Bi2Se3 has emerged as a particularly interesting host of topological physics due to its non-trivial surface state1,2,3. Initial studies indicated that theoretical predictions were largely true—topological protection reduces scattering and carriers are helical Dirac-like fermions4,5,6,7. However, further investigation raised several issues with its physical and structural properties in actual materials: BiSe antisites may allow scattering from the surface to the bulk8,9, strong band bending creates an additional, topologically trivial, surface state10,11,12,13, and deep, unobservable charges may cause fluctuations in the Dirac point4.

To address these concerns, we conducted scanning tunnelling microscopy (STM) studies on nominally stoichiometric Bi2Se3. We have identified two distinct BiSe antisite distributions using spectroscopic imaging and ab initio simulations; their energy states are sensitive to the local valence band position and operate as depth-dependent potential sensors.

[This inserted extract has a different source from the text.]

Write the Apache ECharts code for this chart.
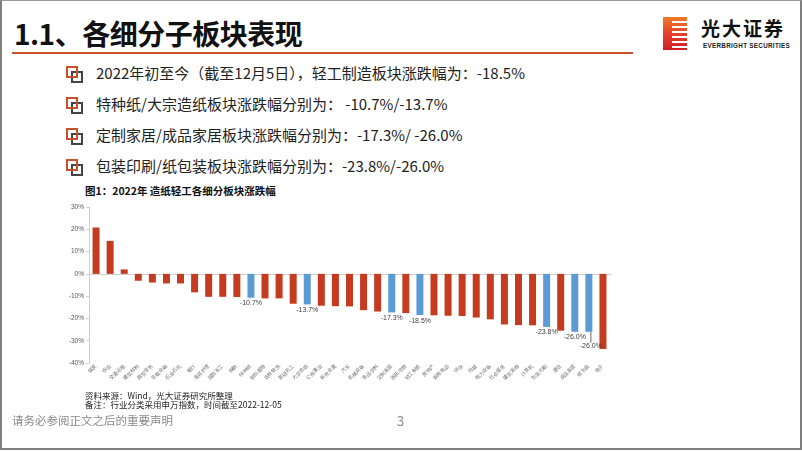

Using these sensors, we generate nanometer-scale measurements of a strong surface band-bending (SBB) field that is tunable with bulk dopants, which we demonstrate with measurements on CuxBi2Se3. In addition by mapping the lateral fluctuations of the Dirac point with dI/dV imaging, we show spatial correlation of the potential fluctuations with specific near-surface point defects. Disparate influences are observed for different defects: Se vacancies cause Dirac point shifts, whereas BiSe defects follow the Dirac point shifts.


Band bending

Early STM reports of the surface of Bi2Se3 revealed two primary forms of native point defects: triangular topographic features and purely electronic defect states14. The triangular defects have been identified as Se vacancies, which n-dope the sample15, and are prominently visible in Fig. 1a. The second defect type is the BiSe antisite (where a Bi atom replaces a Se lattice site) and is best observed near or below the Dirac point by dI/dV imaging (Fig. 1b), which provides a map proportional to the local density of states at a given bias. The peculiar features observed for BiSe, like those shown in the atomic resolution topograph in Fig. 1c, has led some recent studies to attribute them to surface-bulk scattering near the Dirac point8—however, angle-resolved photoemission spectroscopy (ARPES) results have not observed a side lobe to the valence band, necessary for this interpretation, and the feature geometry does not change at different biases (Supplementary Figs S1 and S2), which is inconsistent with the proposed scattering states. We therefore attribute the defect features to impurity states unassociated with bulk-surface scattering.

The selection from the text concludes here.